Erdoğan’ın tamamlayıcı cümlesi ise şudur: “Bir iki gün uğra-çekil olmaz. Kosova gibi rejim değişikliği sağlanmalı.”
Sonuç alacak hamle
Türkiye bu bakış açısını operasyon ihtimali belirdiği için dile getirmiyor. Daha en başından beri bir müdahaleye gerek kalmadan dünyayı getirmek istediği yer burasıydı. Özellikle Obama, bu yaklaşıma o zaman kulak verseydi bugün, “Acaba ne yapsam!.. Ortadoğu’ya silahlı müdahalede bulunan Başkan olsam mı olmasam mı?” kararsızlığını yaşamak zorunda kalmayacaktı. ABD Başkanı sahada muhaliflerle rejim güçleri arasındaki eşitliği sağlamak için gereken adımları atmış olsaydı hem müdahaleye ihtiyaç duyulmayacak ve hem de zaman içinde 100 bin kişi ölmeyecekti.
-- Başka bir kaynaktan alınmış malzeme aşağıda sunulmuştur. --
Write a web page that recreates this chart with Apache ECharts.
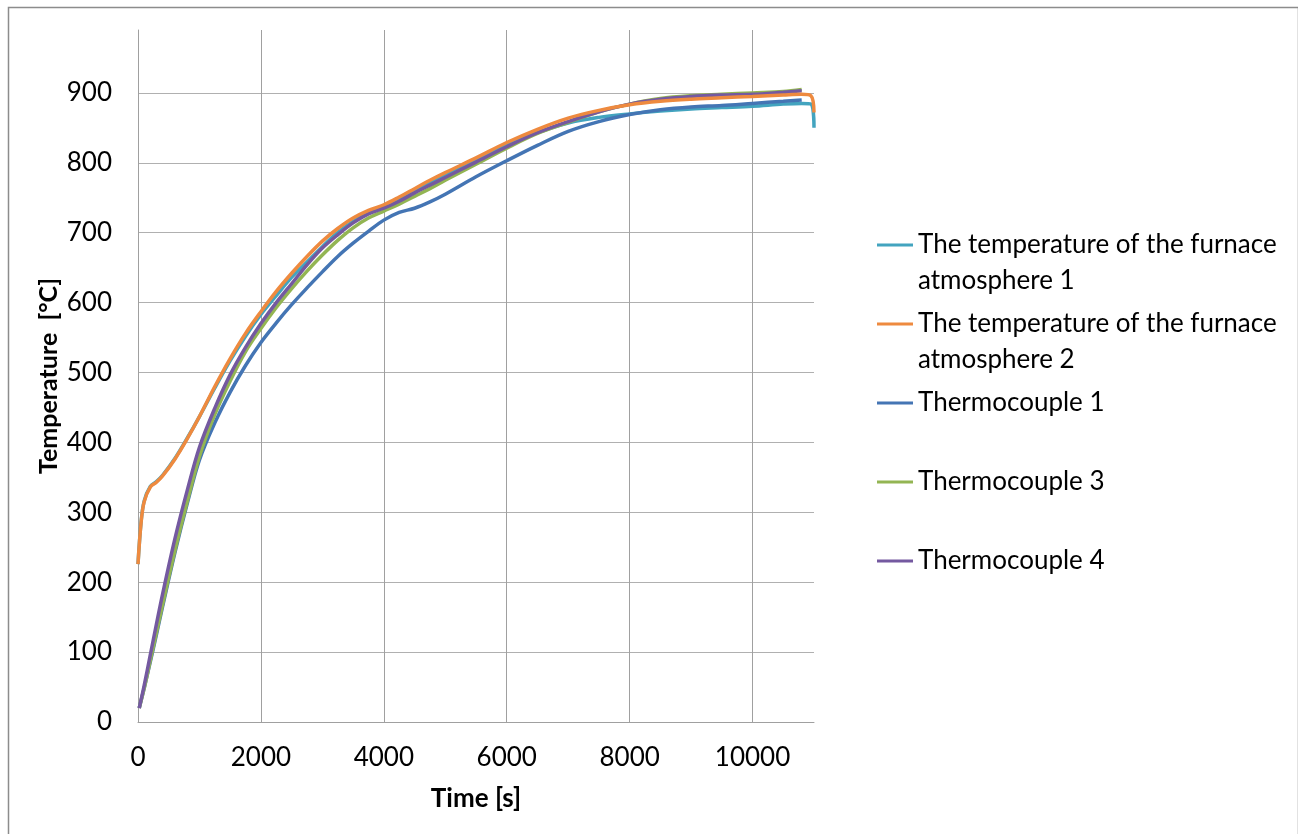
<!DOCTYPE html>
<html>
<head>
<meta charset="utf-8">
<script src="https://cdn.jsdelivr.net/npm/echarts@6/dist/echarts.min.js"></script>
<style>
html,body{margin:0;padding:0;background:#fff;}
#chart{width:1298px;height:834px;}
</style>
</head>
<body>
<div id="chart"></div>
<script>
// ---- data ----
const seriesNames = [
  'The temperature of the furnace atmosphere 1',
  'The temperature of the furnace atmosphere 2',
  'Thermocouple 1',
  'Thermocouple 3',
  'Thermocouple 4'
];
const timeFurnace = [0,50,100,200,300,400,600,800,1000,1250,1500,1750,2000,2250,2500,2750,3000,3250,3500,3750,4000,4250,4500,4750,5000,5500,6000,6500,7000,7500,8000,8500,9000,9500,10000,10500,10800,10950,11000];
const furnace1 = [226,286,316,337,344,353,377,406,437,478,517,552,583,610,636,658,680,700,716,728,737,748,760,772,783,805,825,843,857,865,870,874,877,879,881,884,885,884,850];
const furnace2 = [226,285,315,336,343,352,376,405,437,480,520,556,587,616,642,666,688,706,721,732,740,751,763,775,786,807,829,848,864,875,883,888,891,893,895,897,898,896,872];
const timeTC = [20,100,200,300,400,600,800,1000,1250,1500,1750,2000,2250,2500,2750,3000,3250,3500,3750,4000,4250,4500,4750,5000,5500,6000,6500,7000,7500,8000,8500,9000,9500,10000,10500,10800];
const thermo1 = [20,48,86,125,165,242,312,375,428,472,510,543,571,597,621,644,666,685,702,718,729,735,744,755,780,803,825,845,859,869,876,880,882,885,888,890];
const thermo3 = [20,48,88,128,168,245,315,380,440,488,530,563,593,620,645,668,689,707,721,731,741,752,763,775,798,821,842,858,873,884,892,896,898,900,902,905];
const thermo4 = [20,52,96,140,183,262,331,393,449,497,536,570,600,627,654,678,697,714,727,735,745,757,768,779,801,823,843,859,873,884,891,895,897,898,901,903];
const xTicks = {min: 0, max: 11000, interval: 2000};
const yTicks = {min: 0, max: 990, interval: 100};
const legendLabels = [
  'The temperature of the furnace\natmosphere 1',
  'The temperature of the furnace\natmosphere 2',
  'Thermocouple 1',
  'Thermocouple 3',
  'Thermocouple 4'
];

function pairs(xs, ys){ return xs.map((x,i)=>[x, ys[i]]); }

const colors = ['#43A4BF', '#EE8A3F', '#4475B4', '#93B553', '#7459A0'];
const seriesData = [
  pairs(timeFurnace, furnace1),
  pairs(timeFurnace, furnace2),
  pairs(timeTC, thermo1),
  pairs(timeTC, thermo3),
  pairs(timeTC, thermo4)
];
const zOrder = [2, 5, 3, 3.5, 4];

const FONT = 'Lato';
const chart = echarts.init(document.getElementById('chart'), null, {renderer: 'canvas'});

const legendTops = [191, 270, 385, 464, 543];
const legends = seriesNames.map((n, i) => ({
  data: [{name: n, icon: 'rect'}],
  left: 877,
  top: legendTops[i],
  padding: 0,
  orient: 'vertical',
  selectedMode: false,
  itemWidth: 36,
  itemHeight: 3,
  formatter: () => (i < 2 ? '\n' : '') + legendLabels[i],
  textStyle: {fontFamily: FONT, fontSize: 26, color: '#000', lineHeight: 36}
}));

chart.setOption({
  backgroundColor: '#fff',
  animation: false,
  color: colors,
  graphic: [{
    type: 'rect', left: 6, top: 5,
    shape: {x: 0, y: 0, width: 1290, height: 840},
    style: {fill: 'none', stroke: '#8c8c8c', lineWidth: 1.5},
    silent: true, z: -1
  }],
  grid: {left: 138, top: 30, right: 484, bottom: 112, containLabel: false},
  legend: legends,
  xAxis: {
    type: 'value', min: xTicks.min, max: xTicks.max, interval: xTicks.interval,
    name: 'Time [s]', nameLocation: 'middle', nameGap: 64, nameMoveOverlap: false,
    nameTextStyle: {fontFamily: FONT, fontSize: 26, fontWeight: 'bold', color: '#000'},
    axisLine: {show: true, lineStyle: {color: '#a0a0a0', width: 1}},
    axisTick: {show: false},
    axisLabel: {fontFamily: FONT, fontSize: 26, color: '#000', margin: 23, showMaxLabel: false,
      formatter: v => String(v)},
    splitLine: {show: true, showMaxLine: false, lineStyle: {color: '#a0a0a0', width: 1}}
  },
  yAxis: {
    type: 'value', min: yTicks.min, max: yTicks.max, interval: yTicks.interval,
    name: 'Temperature  [°C]', nameLocation: 'middle', nameGap: 77, nameRotate: 90,
    nameMoveOverlap: false,
    nameTextStyle: {fontFamily: FONT, fontSize: 25, fontWeight: 'bold', color: '#000'},
    axisLine: {show: true, lineStyle: {color: '#a0a0a0', width: 1}},
    axisTick: {show: false},
    axisLabel: {fontFamily: FONT, fontSize: 26, color: '#000', margin: 26, showMaxLabel: false,
      formatter: v => String(v)},
    splitLine: {show: true, showMaxLine: false, lineStyle: {color: '#b0b0b0', width: 1}}
  },
  series: seriesNames.map((n, i) => ({
    name: n,
    type: 'line',
    data: seriesData[i],
    smooth: 0.35,
    showSymbol: false,
    symbol: 'none',
    z: zOrder[i],
    lineStyle: {width: 3.5, color: colors[i]},
    itemStyle: {color: colors[i]}
  }))
});
</script>
</body>
</html>
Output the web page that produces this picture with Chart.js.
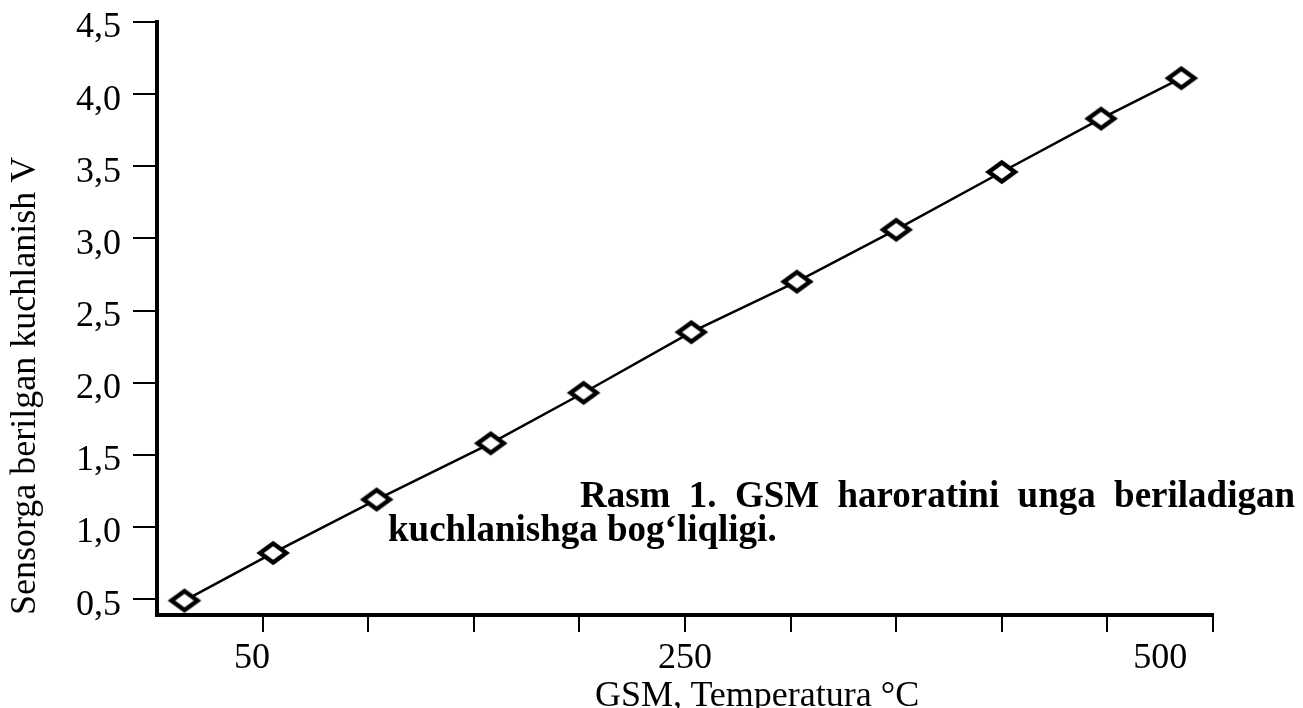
<!DOCTYPE html>
<html>
<head>
<meta charset="utf-8">
<script src="https://cdn.jsdelivr.net/npm/chart.js@4/dist/chart.umd.min.js"></script>
<style>
    body { margin: 0; background: #ffffff; }
    #wrap { position: relative; width: 1303px; height: 708px; }
    .caption {
        position: absolute;
        left: 388px;
        top: 478px;
        width: 907px;
        font: bold 37px "Liberation Serif", "Times New Roman", serif;
        line-height: 34px;
        text-align: justify;
        text-indent: 192px;
        color: #000;
    }
    .xtitle {
        position: absolute;
        left: 595px;
        top: 676px;
        font: 36px "Liberation Serif", "Times New Roman", serif;
        line-height: 36px;
        white-space: nowrap;
        color: #000;
    }
</style>
</head>
<body>
<div id="wrap">
    <canvas id="chart"></canvas>
    <div class="caption">Rasm 1. GSM haroratini unga beriladigan kuchlanishga bog‘liqligi.</div>
    <div class="xtitle">GSM, Temperatura °C</div>
</div>
<script>
const tempC = [13, 55, 104, 158, 202, 253, 303, 350, 400, 447, 485];
const voltage = [0.49, 0.82, 1.19, 1.58, 1.93, 2.35, 2.70, 3.06, 3.46, 3.83, 4.11];

const yTicks = [0.5, 1.0, 1.5, 2.0, 2.5, 3.0, 3.5, 4.0, 4.5];
const xTicks = [50, 100, 150, 200, 250, 300, 350, 400, 450, 500];
const xTickLabels = ["50", "250", "500"];
const xLabelAt = [45, 250, 475];

const serif = "'Liberation Serif', 'Times New Roman', serif";

// hollow flattened diamond marker
function diamondMarker() {
    const c = document.createElement("canvas");
    c.width = 40;
    c.height = 30;
    const g = c.getContext("2d");
    g.beginPath();
    g.moveTo(20, 5.5);
    g.lineTo(33, 15);
    g.lineTo(20, 24.5);
    g.lineTo(7, 15);
    g.closePath();
    g.fillStyle = "#ffffff";
    g.fill();
    g.lineWidth = 4.5;
    g.lineJoin = "miter";
    g.strokeStyle = "#000000";
    g.stroke();
    return c;
}

const ctx = document.getElementById("chart").getContext("2d");

new Chart(ctx, {
    type: "line",
    data: {
        datasets: [
            {
                data: tempC.map((t, i) => ({ x: t, y: voltage[i] })),
                borderColor: "#000000",
                borderWidth: 2.5,
                pointStyle: diamondMarker(),
                pointRadius: 12,
                tension: 0
            }
        ]
    },
    options: {
        responsive: true,
        maintainAspectRatio: false,
        animation: false,
        layout: { padding: { top: 0, right: 90, bottom: 30, left: 0 } },
        plugins: {
            legend: { display: false },
            tooltip: { enabled: false }
        },
        scales: {
            x: {
                type: "linear",
                position: "bottom",
                min: 0,
                max: 500,
                afterBuildTicks: (scale) => {
                    scale.ticks = xTicks.map((v) => ({ value: v }));
                },
                ticks: { display: false },
                grid: {
                    drawOnChartArea: false,
                    drawTicks: true,
                    tickLength: 17,
                    color: "#000000",
                    lineWidth: 2
                },
                border: { display: true, color: "#000000", width: 4 }
            },
            xl: {
                type: "linear",
                position: "bottom",
                min: 0,
                max: 500,
                afterBuildTicks: (scale) => {
                    scale.ticks = xLabelAt.map((v) => ({ value: v }));
                },
                ticks: {
                    autoSkip: false,
                    maxRotation: 0,
                    padding: 1,
                    color: "#000000",
                    font: { family: serif, size: 36, lineHeight: 1 },
                    callback: (v, i) => xTickLabels[i]
                },
                grid: { display: false },
                border: { display: false }
            },
            y: {
                type: "linear",
                min: 0.39,
                max: 4.5,
                afterBuildTicks: (scale) => {
                    scale.ticks = yTicks.map((v) => ({ value: v }));
                },
                afterFit: (scale) => {
                    scale.width = 157;
                },
                ticks: {
                    padding: 12,
                    labelOffset: 6,
                    color: "#000000",
                    font: { family: serif, size: 36, lineHeight: 0.55 },
                    callback: (v) => v.toFixed(1).replace(".", ",")
                },
                grid: {
                    drawOnChartArea: false,
                    drawTicks: true,
                    tickLength: 24,
                    color: "#000000",
                    lineWidth: 2
                },
                border: { display: true, color: "#000000", width: 4 },
                title: {
                    display: true,
                    text: "Sensorga berilgan kuchlanish V",
                    align: "start",
                    color: "#000000",
                    font: { family: serif, size: 36 },
                    padding: { top: 4, bottom: 0 }
                }
            }
        }
    }
});
</script>
</body>
</html>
Üstelik, El Kaide için endişelenmeye de lüzum olmayacaktı. Çünkü, hızla büyüme eğilimi gösteren Suriye muhalefeti kendi işini kendisi görebilecekti.
Her büyük sorunun çözümünde zamanında yapılamayanların sonradan daha yüksek doz gerektirdiği gerçeğini bir kez de Suriye dosyasında yaşıyoruz. Başlangıçta, muhalefeti güçlendirmek yetebilirdi, şimdi ise rejimin kalbini vurmadan toparlamak mümkün değildir.
Acı da olsa olan oldu. Şimdi mesele Suriye’de arkası kesilmeyen ölümlerin durdurulmasıdır. Özellikle de olaya baştan beri insani açıdan bakan Türkiye’de kamuoyunun birinci kriteri bu olmalıdır. Esad’ın öldüremeyecek noktaya gelmesi; öldürme iradesini ve dolayısıyla iktidar gücünü kaybetmesidir.
Bu kanlı tabloyu diplomasi oyunu üzerinden okumak; mazurayla rol ölçmek katliamların devamını umursamamaktır.